Wednesday, May 28, 2008

Preceptivity

I've been thinking a lot about God's precepts, his Word, his commandments. My own experience is reflecting what I see the writers of Scripture trying to convey about obedience to God's precepts. It seems to me that all of this is less about right and wrong, good and bad, and much more about healthy and unhealthy, beneficial and detrimental.

Stay with me for a minute. David says that God's precepts bring joy, wisdom, freedom from the oppression of others, and a deeper love between himself and the Lord (Psalm 119). He never once presumes it makes him "good" or "perfect." You see, the "acceptable standard" view of the law is what Paul rails against as the "law of sin and death;" it is not the law of the Spirit of life.

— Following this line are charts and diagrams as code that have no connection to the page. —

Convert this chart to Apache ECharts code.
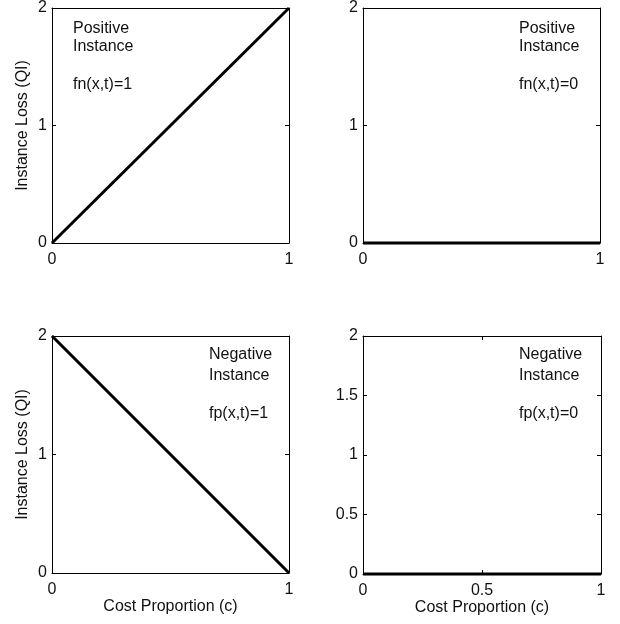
<!DOCTYPE html>
<html>
<head>
<meta charset="utf-8">
<script src="https://cdn.jsdelivr.net/npm/echarts@6/dist/echarts.min.js"></script>
<style>
html,body{margin:0;padding:0;background:#fff;}
#chart{width:620px;height:624px;}
</style>
</head>
<body>
<div id="chart"></div>
<script>
// ---- data ----
const costProportion = [0, 1];
const lossFnOne  = [0, 2];   // positive instance, fn(x,t)=1
const lossFnZero = [0, 0];   // positive instance, fn(x,t)=0
const lossFpOne  = [2, 0];   // negative instance, fp(x,t)=1
const lossFpZero = [0, 0];   // negative instance, fp(x,t)=0
const panelTexts = [
  ["Positive", "Instance", "fn(x,t)=1"],
  ["Positive", "Instance", "fn(x,t)=0"],
  ["Negative", "Instance", "fp(x,t)=1"],
  ["Negative", "Instance", "fp(x,t)=0"]
];
const panelSeries = [lossFnOne, lossFnZero, lossFpOne, lossFpZero];
const xTickStep = [1, 1, 1, 0.5];
const yTickStep = [1, 1, 1, 0.5];
const yAxisTitle = "Instance Loss (QI)";
const xAxisTitle = "Cost Proportion (c)";

// ---- layout ----
const FONT = "Liberation Sans, Arial, Helvetica, sans-serif";
const grids = [
  {left: 52,  top: 6,   width: 237, height: 237},
  {left: 363, top: 6,   width: 237, height: 237},
  {left: 52,  top: 336, width: 237, height: 237},
  {left: 363, top: 336, width: 238, height: 238}
];
const showYName = [true, false, true, false];
const showXName = [false, false, true, true];
const textPos = [
  {x: 73,  y: [29, 47, 85]},
  {x: 519, y: [29, 47, 85]},
  {x: 209, y: [355, 376, 414]},
  {x: 519, y: [355, 376, 414]}
];

const axisLineStyle = {show: true, onZero: false, lineStyle: {color: '#000', width: 1}};
const tickStyle = {show: true, inside: true, length: 4, lineStyle: {color: '#000', width: 1}};

const xAxes = [], yAxes = [], series = [], graphics = [];
grids.forEach((g, i) => {
  const common = {type: 'value', gridIndex: i, min: 0, max: 1, interval: xTickStep[i],
    axisLine: axisLineStyle, axisTick: tickStyle, splitLine: {show: false}};
  xAxes.push(Object.assign({}, common, {
    position: 'bottom',
    axisLabel: {show: true, color: '#111', fontSize: 16, fontFamily: FONT, margin: 9},
    name: showXName[i] ? xAxisTitle : '',
    nameLocation: 'middle', nameGap: 26,
    nameTextStyle: {color: '#111', fontSize: 16, fontFamily: FONT}
  }));
  xAxes.push(Object.assign({}, common, {position: 'top', axisLabel: {show: false}}));
  const ycommon = {type: 'value', gridIndex: i, min: 0, max: 2, interval: yTickStep[i],
    axisLine: axisLineStyle, axisTick: tickStyle, splitLine: {show: false}};
  yAxes.push(Object.assign({}, ycommon, {
    position: 'left',
    axisLabel: {show: true, color: '#111', fontSize: 16, fontFamily: FONT, margin: 5},
    name: showYName[i] ? yAxisTitle : '',
    nameLocation: 'middle', nameGap: 21, nameRotate: 90,
    nameTextStyle: {color: '#111', fontSize: 16, fontFamily: FONT}
  }));
  yAxes.push(Object.assign({}, ycommon, {position: 'right', axisLabel: {show: false}}));

  series.push({
    type: 'line',
    xAxisIndex: i * 2,
    yAxisIndex: i * 2,
    data: costProportion.map((c, k) => [c, panelSeries[i][k]]),
    symbol: 'none',
    clip: false,
    z: 5,
    lineStyle: {color: '#000', width: 3},
    silent: true
  });

  panelTexts[i].forEach((t, k) => {
    graphics.push({
      type: 'text',
      x: textPos[i].x,
      y: textPos[i].y[k],
      style: {text: t, fill: '#111', font: '16px ' + FONT, align: 'left', verticalAlign: 'middle'}
    });
  });
});

const chart = echarts.init(document.getElementById('chart'), null, {renderer: 'canvas'});
chart.setOption({
  animation: false,
  backgroundColor: '#fff',
  grid: grids,
  xAxis: xAxes,
  yAxis: yAxes,
  series: series,
  graphic: graphics
});
</script>
</body>
</html>
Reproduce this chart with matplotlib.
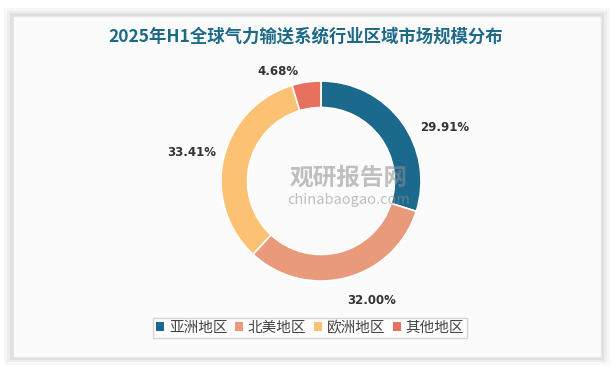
import matplotlib
matplotlib.use("Agg")
import matplotlib.pyplot as plt
from matplotlib.patches import FancyBboxPatch, Rectangle

plt.rcParams['font.family'] = ['Noto Sans CJK SC', 'DejaVu Sans']

# data
regions = ['亚洲地区', '北美地区', '欧洲地区', '其他地区']
shares = [29.91, 32.00, 33.41, 4.68]
colors = ['#1b6a8d', '#e89a7a', '#fdc173', '#e8705f']
title = '2025年H1全球气力输送系统行业区域市场规模分布'

W, H = 612, 367
fig = plt.figure(figsize=(W / 100, H / 100), dpi=100)
fig.patch.set_facecolor('white')

# card with soft shadow
cx0, cy0, cw, ch = 13 / W, 10 / H, 588 / W, 341 / H
for i, a in enumerate([0.03, 0.04, 0.05]):
    d = 0.005 * (3 - i)
    fig.patches.append(FancyBboxPatch((cx0 - d, cy0 - d * 1.4), cw + 2 * d, ch + 2 * d * 1.4,
                                      boxstyle='square,pad=0', transform=fig.transFigure,
                                      facecolor='black', alpha=a, edgecolor='none', zorder=0))
fig.patches.append(Rectangle((cx0, cy0), cw, ch, transform=fig.transFigure,
                             facecolor='#fbfbfb', edgecolor='#e6e6e6', lw=0.8, zorder=1))

fig.text(0.5, 1 - 37 / H, title, ha='center', va='center', fontsize=12.5, fontweight='bold',
         color='#1d6a88', zorder=5)

# donut: centre (321, 181) px, outer radius 100 px
ax = fig.add_axes([(321 - 150) / W, (H - 181 - 150) / H, 300 / W, 300 / H])
ax.set_zorder(3)
wedges, _ = ax.pie(shares, colors=colors, startangle=90, counterclock=False,
                   radius=1.0, wedgeprops=dict(width=0.265, edgecolor='white', linewidth=1.2))
ax.set_xlim(-1.5, 1.5)
ax.set_ylim(-1.5, 1.5)
ax.axis('off')

# data labels
label_pos = [(1.24, 0.53), (0.51, -1.2), (-1.29, 0.28), (-0.43, 1.09)]
for (x, y), v in zip(label_pos, shares):
    ax.text(x, y, f'{v:.2f}%', ha='center', va='center', fontsize=8.5,
            fontweight='bold', color='#333333', family='DejaVu Sans')

# watermark
fig.text(290 / W, 1 - 178 / H, '观研报告网', ha='left', va='center', fontsize=17,
         fontweight='bold', color='#8f8f8f', alpha=0.55, zorder=6)
fig.text(287 / W, 1 - 200 / H, 'chinabaogao.com', ha='left', va='center', fontsize=10.5,
         color='#8f8f8f', alpha=0.55, zorder=6)

leg = fig.legend(wedges, regions, loc='center', bbox_to_anchor=(310 / W, 1 - 328 / H), ncol=4,
                 frameon=True, fontsize=10.5, handlelength=0.55, handleheight=0.55,
                 handletextpad=0.35, columnspacing=0.5, borderpad=0.2, fancybox=False,
                 labelcolor='#444444')
leg.get_frame().set_edgecolor('#cccccc')
leg.get_frame().set_facecolor('white')
for h in leg.legend_handles:
    h.set_edgecolor('none')

fig.savefig('out.png', dpi=100)
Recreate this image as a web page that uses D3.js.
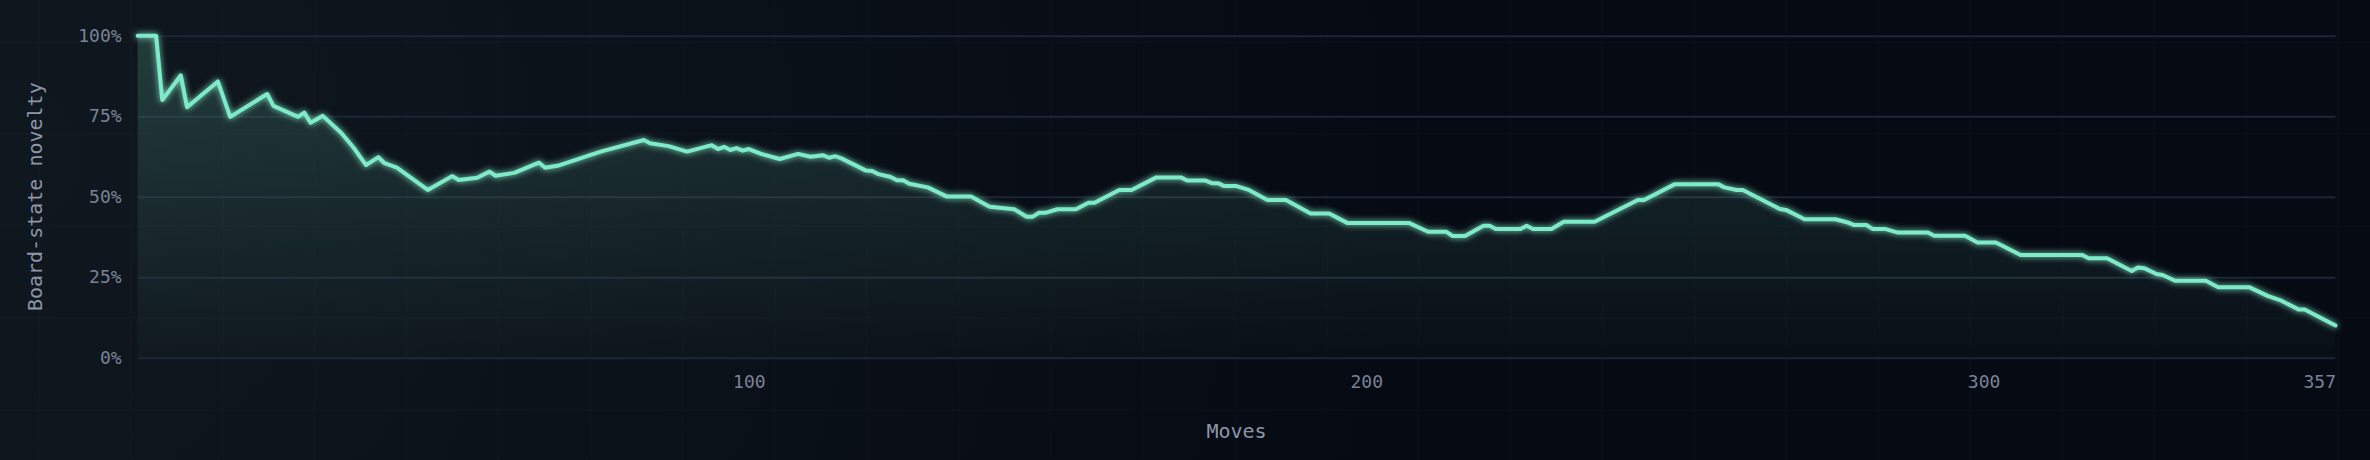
<!DOCTYPE html>
<html>
<head>
<meta charset="utf-8">
<script src="https://cdn.jsdelivr.net/npm/d3@7"></script>
<style>
  html, body { margin: 0; padding: 0; background: #060a13; }
  svg { display: block; }
</style>
</head>
<body>
<div id="chart"></div>
<script>
// Dane: numer ruchu i nowość stanu planszy (%)
const moves = [1, 4, 5, 8, 9, 14, 16, 22, 23, 27, 28, 29, 31, 34, 36, 38, 40, 41, 43, 48, 52, 53, 56, 58, 59, 62, 66, 67, 69, 76,
  83, 84, 87, 90, 94, 95, 96, 97, 98, 99, 100, 102, 105, 108, 110, 112, 113, 114, 115, 119, 120, 121, 123, 124, 125, 126,
  129, 132, 136, 139, 143, 145, 146, 147, 148, 150, 153, 155, 156, 160, 162, 166, 170, 171, 174, 175, 176, 177, 179, 181,
  184, 187, 191, 194, 197, 207, 210, 213, 214, 216, 219, 220, 221, 225, 226, 227, 230, 232, 237, 244, 245, 250, 257, 258,
  260, 261, 267, 268, 271, 276, 278, 279, 281, 282, 284, 286, 291, 292, 297, 299, 302, 306, 316, 317, 320, 324, 325, 326,
  328, 329, 331, 336, 338, 343, 346, 348, 351, 352, 357];
const novelty = [100, 100, 80, 87.7, 77.8, 85.8, 74.8, 81.9, 78.2, 74.8, 76.1, 73, 75.1, 69.8, 65.2, 59.8, 62.3, 60.4, 59, 52.1, 56.4, 55.2, 55.9, 57.8, 56.5, 57.4, 60.6, 59, 59.6, 64,
  67.6, 66.6, 65.7, 64, 66, 64.8, 65.5, 64.5, 65.1, 64.3, 64.8, 63.3, 61.7, 63.3, 62.4, 62.9, 62.1, 62.6, 61.9, 58.1, 58, 57, 56.1, 55.1, 55.1, 54,
  52.9, 50.1, 50.1, 46.9, 46.1, 43.8, 43.8, 45, 45, 46.1, 46.1, 48.1, 48.1, 52.1, 52.1, 56, 56, 55, 55, 54.2, 54.2, 53.3, 53.3, 52.1,
  49, 49, 44.8, 44.8, 41.8, 41.8, 39.1, 39.1, 37.8, 37.8, 41, 41, 40, 40, 41, 40, 40, 42.2, 42.2, 49, 49, 53.9, 53.9, 52.9,
  52.1, 52.1, 46.2, 45.9, 43, 43, 42, 41.2, 41.2, 40, 40, 38.9, 38.9, 37.9, 37.9, 35.8, 35.8, 31.9, 31.9, 30.9, 30.9, 26.9, 28, 27.8,
  26, 25.7, 23.9, 23.9, 21.9, 21.9, 19.2, 17.9, 15, 15, 10];
const yTicks = [0, 25, 50, 75, 100];
const xTicks = [100, 200, 300, 357];

const data = moves.map((m, i) => ({ move: m, value: novelty[i] }));

// Wymiary
const width = 2370;
const height = 460;
const margin = { top: 35.7, right: 34.5, bottom: 102.3, left: 137.6 };
const font = "'DejaVu Sans Mono', 'Liberation Mono', monospace";

const svg = d3.select('#chart')
  .append('svg')
  .attr('width', width)
  .attr('height', height);

const defs = svg.append('defs');

// Tło – delikatny gradient radialny
const bg = defs.append('radialGradient')
  .attr('id', 'bg')
  .attr('gradientUnits', 'userSpaceOnUse')
  .attr('cx', 0).attr('cy', 160).attr('r', 1400);
bg.append('stop').attr('offset', 0).attr('stop-color', '#10181f');
bg.append('stop').attr('offset', 1).attr('stop-color', '#060a13');

// Wypełnienie pod linią
const areaGrad = defs.append('linearGradient')
  .attr('id', 'areaGrad')
  .attr('x1', 0).attr('y1', 0).attr('x2', 0).attr('y2', 1);
areaGrad.append('stop').attr('offset', 0).attr('stop-color', '#7de8c6').attr('stop-opacity', 0.18);
areaGrad.append('stop').attr('offset', 1).attr('stop-color', '#7de8c6').attr('stop-opacity', 0.02);

// Poświata linii
const glow = defs.append('filter')
  .attr('id', 'glow')
  .attr('x', '-5%').attr('y', '-20%').attr('width', '110%').attr('height', '140%');
glow.append('feGaussianBlur').attr('stdDeviation', 3).attr('result', 'blur');
const merge = glow.append('feMerge');
merge.append('feMergeNode').attr('in', 'blur');
merge.append('feMergeNode').attr('in', 'SourceGraphic');

svg.append('rect')
  .attr('width', width)
  .attr('height', height)
  .attr('fill', 'url(#bg)');

// Siatka w tle strony
const bgGrid = svg.append('g').attr('stroke', 'rgba(140,170,200,0.03)').attr('stroke-width', 1.5);
bgGrid.selectAll('line.v')
  .data(d3.range(39, width, 92))
  .enter().append('line')
  .attr('x1', d => d).attr('x2', d => d)
  .attr('y1', 0).attr('y2', height);
bgGrid.selectAll('line.h')
  .data(d3.range(42, height, 92))
  .enter().append('line')
  .attr('y1', d => d).attr('y2', d => d)
  .attr('x1', 0).attr('x2', width);

// Skale
const x = d3.scaleLinear()
  .domain([1, 357])
  .range([margin.left, width - margin.right]);

const y = d3.scaleLinear()
  .domain([0, 100])
  .range([height - margin.bottom, margin.top]);

// Linie siatki osi Y
svg.append('g')
  .attr('transform', 'translate(' + margin.left + ',0)')
  .call(d3.axisLeft(y)
    .tickValues(yTicks)
    .tickSize(-(width - margin.left - margin.right))
    .tickPadding(16)
    .tickFormat(d => d + '%'))
  .call(g => g.select('.domain').remove())
  .call(g => g.selectAll('.tick line').attr('stroke', '#1d2536').attr('stroke-width', 2))
  .call(g => g.selectAll('.tick text')
    .attr('fill', '#7a8396')
    .attr('font-family', font)
    .attr('font-size', 18));

// Oś X
svg.append('g')
  .attr('transform', 'translate(0,' + (height - margin.bottom) + ')')
  .call(d3.axisBottom(x).tickValues(xTicks).tickSize(0).tickPadding(18))
  .call(g => g.select('.domain').remove())
  .call(g => g.selectAll('.tick text')
    .attr('fill', '#7a8396')
    .attr('font-family', font)
    .attr('font-size', 18)
    .attr('text-anchor', d => d === 357 ? 'end' : 'middle'));

// Obszar i linia
const area = d3.area()
  .x(d => x(d.move))
  .y0(y(0))
  .y1(d => y(d.value));

const line = d3.line()
  .x(d => x(d.move))
  .y(d => y(d.value));

svg.append('path')
  .datum(data)
  .attr('d', area)
  .attr('fill', 'url(#areaGrad)');

svg.append('path')
  .datum(data)
  .attr('d', line)
  .attr('fill', 'none')
  .attr('stroke', '#7eeac8')
  .attr('stroke-width', 4)
  .attr('stroke-linejoin', 'round')
  .attr('stroke-linecap', 'round')
  .attr('filter', 'url(#glow)');

// Tytuły osi
svg.append('text')
  .attr('x', (margin.left + width - margin.right) / 2)
  .attr('y', 438)
  .attr('text-anchor', 'middle')
  .attr('fill', '#8d96a8')
  .attr('font-family', font)
  .attr('font-size', 20)
  .text('Moves');

svg.append('text')
  .attr('transform', 'translate(42,' + (height - margin.bottom + margin.top) / 2 + ') rotate(-90)')
  .attr('text-anchor', 'middle')
  .attr('fill', '#8d96a8')
  .attr('font-family', font)
  .attr('font-size', 20)
  .text('Board-state novelty');
</script>
</body>
</html>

When we as individuals or we as the church portray our obedience to God's precepts as a standard for being righteous, we have just shackled the listener with the law of sin and death. When we teach God's precepts as a remedy to our brokenness, and it is God who helps us move more and more into a life of obedience as we submit to him, then we introduce the law of the Spirit of life. In a sense we don't make ourselves good, we defer to the goodness in us - Christ.

I think postmodernity is much more capable of hearing "the things you are participating in are unhealthy for you" than they are "you are bad because you don't do what's right and YOU better start doing what's right so YOU can be good and not bad." Everything may be permissible for us, but not everything is beneficial. Understanding that is having what I call "preceptivity."